◆ WRITTEN PROBLEM ◆
Give the data below again exactly as it stands. Omit the pictures.
------------------------------------------------------------
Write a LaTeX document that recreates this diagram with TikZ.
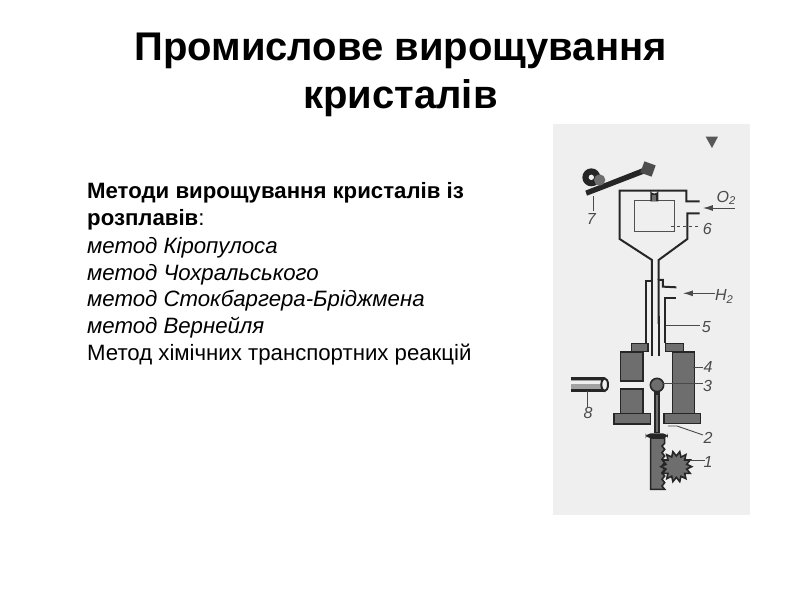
\documentclass[tikz,border=0pt]{standalone}
\usepackage{fontspec}
\setmainfont{Liberation Sans}
\usetikzlibrary{arrows.meta}
\definecolor{ink}{HTML}{262626}
\definecolor{panel}{HTML}{EFEFEF}
\definecolor{midg}{HTML}{6E6E6E}
\definecolor{labelg}{HTML}{4A4A4A}
\tikzset{
 titletext/.style={anchor=base,font=\fontsize{40}{40}\selectfont\bfseries,text=black,inner sep=0},
 bodytext/.style={anchor=base west,font=\fontsize{22.2}{24}\selectfont,text=black,inner sep=0},
 wall/.style={draw=ink,line width=2pt,line join=miter},
 thin wall/.style={draw=ink!80!white,line width=1pt},
 leader/.style={draw=labelg,line width=.9pt},
 block/.style={draw=ink,line width=1.6pt,fill=midg},
 num/.style={font=\fontsize{16}{16}\selectfont\itshape,text=labelg,inner sep=0},
}
\begin{document}
\begin{tikzpicture}[x=1pt,y=-1pt]
\useasboundingbox (0,0) rectangle (800,600);
\fill[white] (0,0) rectangle (800,600);
\node[titletext] (t1) at (400.5,60) {Промислове вирощування};
\node[titletext] (t2) at (400.5,108) {кристалів};
\node[bodytext] (b1) at (87,198) {\bfseries Методи вирощування кристалів із};
\node[bodytext] (b2) at (87,225) {{\bfseries розплавів}:};
\node[bodytext] (b3) at (87,253) {\itshape метод Кіропулоса};
\node[bodytext] (b4) at (87,280) {\itshape метод Чохральського};
\node[bodytext] (b5) at (87,306) {\itshape метод Стокбаргера-Бріджмена};
\node[bodytext] (b6) at (87,333) {\itshape метод Вернейля};
\node[bodytext] (b7) at (87,360) {Метод хімічних транспортних реакцій};
\fill[panel] (553,124) rectangle (750,515);
% upper part of the apparatus
\begin{scope}[shift={(553,124)},x=.3333pt,y=-.3333pt]
\fill[midg!80!black] (458,38) -- (495,38) -- (477,72) -- cycle;
% lever and cam
\fill[ink] (97,200) -- (270,132) -- (276,148) -- (102,215) -- cycle;
\fill[midg!70!black,rotate around={-20:(285,135)}] (267,117) rectangle (303,153);
\fill[ink] (115,160) circle (27);
\fill[midg] (140,168) circle (17);
\fill[panel] (115,160) circle (8);
\draw[leader] (120,215) -- (120,262);
\node[num] (n7) at (115,285) {7};
% crystallisation chamber
\draw[wall] (440,232) -- (400,232) -- (400,200) -- (200,200) -- (200,345) -- (297,408) -- (297,470);
\draw[wall] (440,268) -- (403,268) -- (403,345) -- (317,408) -- (317,468);
\draw[thin wall] (243,230) rectangle (365,322);
\fill[ink] (292,232) -- (292,197) arc (180:0:12) -- (316,232) -- cycle;
\fill[midg] (298,212) rectangle (310,230);
\draw[leader,dashed] (355,306) -- (445,306);
\node[num] (n6) at (463,314) {6};
\draw[leader,-{Latex[length=10pt,width=6pt]}] (545,252) -- (450,252);
\node[num] (o2) at (520,222) {O$_{\mathit 2}$};
% burner tube
\draw[wall] (280,600) -- (280,470) -- (297,470) -- (297,600);
\draw[wall] (317,600) -- (317,468) -- (330,468) -- (330,488) -- (370,490);
\draw[wall] (336,600) -- (336,522) -- (370,522);
\draw[leader,-{Latex[length=10pt,width=6pt]}] (485,508) -- (390,508);
\node[num] (h2) at (514,518) {H$_{\mathit 2}$};
\end{scope}
% lower part of the apparatus
\begin{scope}[shift={(553,320)},x=.3333pt,y=-.3333pt]
\draw[wall] (280,-12) -- (280,70);
\draw[wall] (336,-12) -- (336,70);
\draw[wall] (297,-12) -- (297,108);
\draw[wall] (317,-12) -- (317,108);
\draw[leader] (338,16) -- (440,16);
\node[num] (n5) at (460,20) {5};
\draw[block] (235,70) rectangle (285,95);
\draw[block] (338,70) rectangle (392,95);
\draw[block] (202,96) rectangle (270,183);
\draw[block] (358,96) rectangle (425,280);
\draw[block] (203,207) rectangle (270,280);
\draw[block] (183,281) rectangle (293,312);
\draw[block] (333,281) rectangle (443,310);
\draw[leader] (420,142) -- (450,142);
\node[num] (n4) at (465,141) {4};
% rod and seed
\fill[ink] (304,210) rectangle (322,340);
\fill[midg] (309,225) rectangle (316,335);
\draw[block] (312,195) circle (20);
\draw[leader] (330,190) -- (450,190);
\node[num] (n3) at (464,198) {3};
\fill[ink,rounded corners=5pt] (278,340) rectangle (345,355);
\draw[leader] (345,318) -- (372,318) -- (450,345);
\node[num] (n2) at (465,353) {2};
% rack and gear
\draw[block] (293,354) -- (335,354) -- (335,370) -- (327,378) -- (335,388) -- (327,398) -- (335,408) -- (327,418) -- (335,428) -- (327,438) -- (335,448) -- (327,458) -- (335,468) -- (327,478) -- (335,488) -- (327,498) -- (335,508) -- (293,508) -- cycle;
\draw[block] plot[samples at={0,12.857,...,350},variable=\a] ({370+(mod(round(\a/12.857),2)==0 ? 46 : 32)*cos(\a)},{440+(mod(round(\a/12.857),2)==0 ? 46 : 32)*sin(\a)}) -- cycle;
\draw[leader] (410,422) -- (455,422);
\node[num] (n1) at (465,427) {1};
% viewing tube
\fill[midg!60!panel] (55,175) rectangle (152,212);
\fill[panel] (55,183) rectangle (152,192);
\draw[wall,line width=2.4pt] (55,175) -- (152,175);
\draw[wall,line width=2.4pt] (55,212) -- (152,212);
\draw[wall,fill=panel] (155,194) ellipse (10 and 19);
\draw[leader] (103,214) -- (103,260);
\node[num] (n8) at (105,280) {8};
\end{scope}
\end{tikzpicture}
\end{document}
------------------------------------------------------------
◆ RESPONSE TO THE EXERCISE ◆
Write a LaTeX document that recreates this diagram with TikZ.
\documentclass[tikz,border=0pt]{standalone}
\usepackage{fontspec}
\setmainfont{Liberation Sans}
\usetikzlibrary{arrows.meta}
\definecolor{ink}{HTML}{262626}
\definecolor{panel}{HTML}{EFEFEF}
\definecolor{midg}{HTML}{6E6E6E}
\definecolor{labelg}{HTML}{4A4A4A}
\tikzset{
 titletext/.style={anchor=base,font=\fontsize{40}{40}\selectfont\bfseries,text=black,inner sep=0},
 bodytext/.style={anchor=base west,font=\fontsize{22.2}{24}\selectfont,text=black,inner sep=0},
 wall/.style={draw=ink,line width=2pt,line join=miter},
 thin wall/.style={draw=ink!80!white,line width=1pt},
 leader/.style={draw=labelg,line width=.9pt},
 block/.style={draw=ink,line width=1.6pt,fill=midg},
 num/.style={font=\fontsize{16}{16}\selectfont\itshape,text=labelg,inner sep=0},
}
\begin{document}
\begin{tikzpicture}[x=1pt,y=-1pt]
\useasboundingbox (0,0) rectangle (800,600);
\fill[white] (0,0) rectangle (800,600);
\node[titletext] (t1) at (400.5,60) {Промислове вирощування};
\node[titletext] (t2) at (400.5,108) {кристалів};
\node[bodytext] (b1) at (87,198) {\bfseries Методи вирощування кристалів із};
\node[bodytext] (b2) at (87,225) {{\bfseries розплавів}:};
\node[bodytext] (b3) at (87,253) {\itshape метод Кіропулоса};
\node[bodytext] (b4) at (87,280) {\itshape метод Чохральського};
\node[bodytext] (b5) at (87,306) {\itshape метод Стокбаргера-Бріджмена};
\node[bodytext] (b6) at (87,333) {\itshape метод Вернейля};
\node[bodytext] (b7) at (87,360) {Метод хімічних транспортних реакцій};
\fill[panel] (553,124) rectangle (750,515);
% upper part of the apparatus
\begin{scope}[shift={(553,124)},x=.3333pt,y=-.3333pt]
\fill[midg!80!black] (458,38) -- (495,38) -- (477,72) -- cycle;
% lever and cam
\fill[ink] (97,200) -- (270,132) -- (276,148) -- (102,215) -- cycle;
\fill[midg!70!black,rotate around={-20:(285,135)}] (267,117) rectangle (303,153);
\fill[ink] (115,160) circle (27);
\fill[midg] (140,168) circle (17);
\fill[panel] (115,160) circle (8);
\draw[leader] (120,215) -- (120,262);
\node[num] (n7) at (115,285) {7};
% crystallisation chamber
\draw[wall] (440,232) -- (400,232) -- (400,200) -- (200,200) -- (200,345) -- (297,408) -- (297,470);
\draw[wall] (440,268) -- (403,268) -- (403,345) -- (317,408) -- (317,468);
\draw[thin wall] (243,230) rectangle (365,322);
\fill[ink] (292,232) -- (292,197) arc (180:0:12) -- (316,232) -- cycle;
\fill[midg] (298,212) rectangle (310,230);
\draw[leader,dashed] (355,306) -- (445,306);
\node[num] (n6) at (463,314) {6};
\draw[leader,-{Latex[length=10pt,width=6pt]}] (545,252) -- (450,252);
\node[num] (o2) at (520,222) {O$_{\mathit 2}$};
% burner tube
\draw[wall] (280,600) -- (280,470) -- (297,470) -- (297,600);
\draw[wall] (317,600) -- (317,468) -- (330,468) -- (330,488) -- (370,490);
\draw[wall] (336,600) -- (336,522) -- (370,522);
\draw[leader,-{Latex[length=10pt,width=6pt]}] (485,508) -- (390,508);
\node[num] (h2) at (514,518) {H$_{\mathit 2}$};
\end{scope}
% lower part of the apparatus
\begin{scope}[shift={(553,320)},x=.3333pt,y=-.3333pt]
\draw[wall] (280,-12) -- (280,70);
\draw[wall] (336,-12) -- (336,70);
\draw[wall] (297,-12) -- (297,108);
\draw[wall] (317,-12) -- (317,108);
\draw[leader] (338,16) -- (440,16);
\node[num] (n5) at (460,20) {5};
\draw[block] (235,70) rectangle (285,95);
\draw[block] (338,70) rectangle (392,95);
\draw[block] (202,96) rectangle (270,183);
\draw[block] (358,96) rectangle (425,280);
\draw[block] (203,207) rectangle (270,280);
\draw[block] (183,281) rectangle (293,312);
\draw[block] (333,281) rectangle (443,310);
\draw[leader] (420,142) -- (450,142);
\node[num] (n4) at (465,141) {4};
% rod and seed
\fill[ink] (304,210) rectangle (322,340);
\fill[midg] (309,225) rectangle (316,335);
\draw[block] (312,195) circle (20);
\draw[leader] (330,190) -- (450,190);
\node[num] (n3) at (464,198) {3};
\fill[ink,rounded corners=5pt] (278,340) rectangle (345,355);
\draw[leader] (345,318) -- (372,318) -- (450,345);
\node[num] (n2) at (465,353) {2};
% rack and gear
\draw[block] (293,354) -- (335,354) -- (335,370) -- (327,378) -- (335,388) -- (327,398) -- (335,408) -- (327,418) -- (335,428) -- (327,438) -- (335,448) -- (327,458) -- (335,468) -- (327,478) -- (335,488) -- (327,498) -- (335,508) -- (293,508) -- cycle;
\draw[block] plot[samples at={0,12.857,...,350},variable=\a] ({370+(mod(round(\a/12.857),2)==0 ? 46 : 32)*cos(\a)},{440+(mod(round(\a/12.857),2)==0 ? 46 : 32)*sin(\a)}) -- cycle;
\draw[leader] (410,422) -- (455,422);
\node[num] (n1) at (465,427) {1};
% viewing tube
\fill[midg!60!panel] (55,175) rectangle (152,212);
\fill[panel] (55,183) rectangle (152,192);
\draw[wall,line width=2.4pt] (55,175) -- (152,175);
\draw[wall,line width=2.4pt] (55,212) -- (152,212);
\draw[wall,fill=panel] (155,194) ellipse (10 and 19);
\draw[leader] (103,214) -- (103,260);
\node[num] (n8) at (105,280) {8};
\end{scope}
\end{tikzpicture}
\end{document}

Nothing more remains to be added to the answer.